Budget cuts for the military are a fact of life. We can argue all we want about the relative benefits of building more ships, or planes or the number of troops we need. But the one thing there should be no argument about is taking care of those who have been wounded, this includes both invisible and visible injuries, by their time at war. Taking care of an injured troop means immediate care and continued care when they leave the military. There seems to be plenty of focus on the visible injuries and it is easy to understand that you replace a missing leg with a prosthetic and add copious doses of physical therapy to teach the troop how to walk on it. Injuries like PTSD are tougher to deal with because invisible wounds are just that, invisible. Those suffering from this type of trauma may look just fine, but all to often they are far from it.
Some of our community have publicly discussed their own battles with this debilitating injury including CJ Grisham and Jeremiah Workman.
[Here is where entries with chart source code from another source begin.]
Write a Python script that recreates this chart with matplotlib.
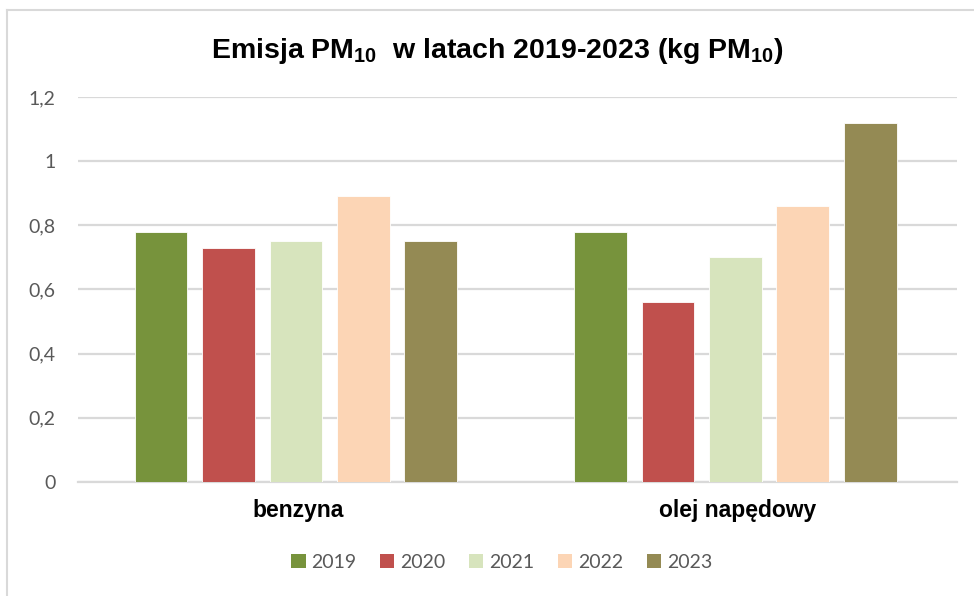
import matplotlib.pyplot as plt
import numpy as np
from matplotlib.lines import Line2D
from matplotlib.patches import Patch

plt.rcParams['mathtext.fontset'] = 'custom'
plt.rcParams['mathtext.default'] = 'regular'

categories = ['benzyna', 'olej napędowy']
years = ['2019', '2020', '2021', '2022', '2023']
values = {
    '2019': [0.78, 0.78],
    '2020': [0.73, 0.56],
    '2021': [0.75, 0.70],
    '2022': [0.89, 0.86],
    '2023': [0.75, 1.12],
}
colors = ['#77933C', '#C0504D', '#D7E4BD', '#FCD5B5', '#948A54']
yticks = [0, 0.2, 0.4, 0.6, 0.8, 1.0, 1.2]
ytick_labels = ['0', '0,2', '0,4', '0,6', '0,8', '1', '1,2']

fig = plt.figure(figsize=(9.74, 5.96), dpi=100)
ax = fig.add_axes([0.080, 0.1913, 0.9025, 0.646])

x = np.arange(len(categories))
step = 0.1534
width = 0.12
for i, (year, color) in enumerate(zip(years, colors)):
    ax.bar(x + (i - 2) * step - 0.004, values[year], width, color=color,
           edgecolor='white', linewidth=0.6, label=year, zorder=3)

ax.set_xlim(-0.5, 1.5)
ax.set_ylim(0, 1.2)
ax.set_yticks(yticks)
ax.set_yticklabels(ytick_labels, fontsize=14, color='#595959', family='Lato')
ax.set_xticks(x)
ax.set_xticklabels(categories, fontsize=16.5, fontweight='bold', family='Liberation Sans')
ax.tick_params(axis='both', length=0)
ax.tick_params(axis='y', pad=16)
ax.tick_params(axis='x', pad=12)
ax.grid(axis='y', color='#D9D9D9', linewidth=1.6, zorder=0)
for side in ['top', 'right', 'left']:
    ax.spines[side].set_visible(False)
ax.spines['bottom'].set_color('#D9D9D9')
ax.spines['bottom'].set_linewidth(1.6)

fig.text(0.511, 0.915, r'Emisja PM$_{10}$  w latach 2019-2023 (kg PM$_{10}$)',
         ha='center', va='center', fontsize=20.5, fontweight='bold',
         family='Liberation Sans')

handles = [Patch(facecolor=c, edgecolor='none') for c in colors]
fig.legend(handles, years, loc='center', bbox_to_anchor=(0.515, 0.057), ncol=5,
           frameon=False, handlelength=0.75, handleheight=0.75, handletextpad=0.3,
           columnspacing=1.2, prop={'family': 'Lato', 'size': 14},
           labelcolor='#595959')

# chart border
fig.add_artist(Line2D([7 / 974, 7 / 974], [0, 1 - 10 / 596], color='#D9D9D9', linewidth=1.5))
fig.add_artist(Line2D([7 / 974, 1], [1 - 10 / 596, 1 - 10 / 596], color='#D9D9D9', linewidth=1.5))

fig.savefig('out.png', dpi=100)
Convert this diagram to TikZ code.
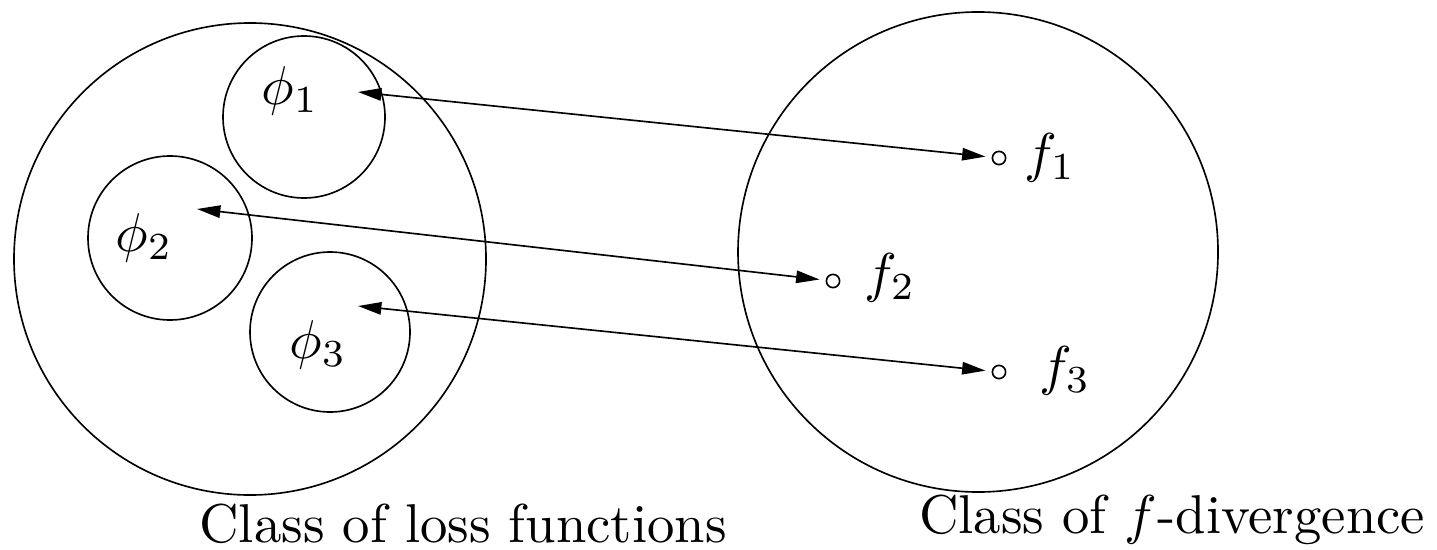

It has been a major challenge to get combat vets to overcome the stigma attached to admitting they have PTSD. Now we find out that the concerns over the cost of treating these wounded troops may have been used to deny them care. One of CJ's co-writers discusses this:
This article seems to say they are passing out PTSD diagnosis to anyone who walks by and sneezes. It is not easy to get a PTSD diagnosis, that is the truth. When this same issue was brought up in the Veterans Administration, the government investigation showed that there was less then 1% actual fraud on PTSD diagnosis and service-connection compensation. When we do get that term put on our records as a service-connection, it is not a favor done for us. It means that we owe these men and women who have been destroyed in mind, body and spirit by the incredible sacrifices the average person would not think possible.
Here is the scary part
In a lecture to colleagues, a Madigan Army Medical Center psychiatrist said a soldier who retires with a post-traumatic-stress-disorder diagnosis could eventually receive $1.5 million in government payments, according to a memo by a Western Regional Medical Command ombudsman who attended the September presentation
The psychiatrist went on to claim the rate of such diagnoses eventually could cause the Army and Department of Veterans Affairs to go broke (By Hal Bernton, Seattle Times staff reporter).
This psychiatrist went beyond just noting the cost of treating those who were hurt and rightly had a knot jerked in his tail.
A Madigan Army Medical Center psychiatrist who screens soldiers for PTSD has been removed from clinical duties while investigators look into controversial remarks he made about patients and the financial costs of disability benefits, according to U.S. Sen. Patty Murray.
Keppler allegedly made inappropriate comments about the forensic team's role as financial gatekeeper in the Army retirement process during a September presentation, according to Murray.
In a meeting last fall attended by an Army ombudsman, Keppler and other team members reportedly made disrespectful comments about patients whose files were under review.
More than a dozen soldiers who believed their PTSD diagnoses were wrongly dropped by the Madigan team gained new reviews this year at Walter Reed Army Medical Center in an unusual intervention arranged by Army Surgeon General Lt. Gen. Patricia Horoho.
That is a good first step, but does anyone really think this was an isolated incident? I know it wasn't. The same problem exists right back here in the Army's flagship PTSD program at Walter Reed. I know of multiple instances where diagnoses of PTSD have been downgraded or determined to be not "Line of Duty". One method of limiting the number of diagnoses is to find that the condition "Existed Prior to Service". For some patients this means taking isolated incidents that occurred long before joining the military and naming them as the proximate cause, even if the service member never had any symptoms or received any treament for them. This is analogous to telling an amputee his injury existed prior to service because the now-missing ankle was sprained on a Boy Scout hike when he was a kid.
We let our Vietnam vets languish with no help as they dealt with these same problems. Thankfully we understand this damage better now and can offer help. But we cannot allow the bean counters to deny care. The cost of treating our combat wounded is a price we must pay. We owe it to them.
If you are aware of any cases where this has happened please let me know. I will be taking this information as high up the flag pole as needed to make sure ALL wounded warriors get the respect and care they deserve.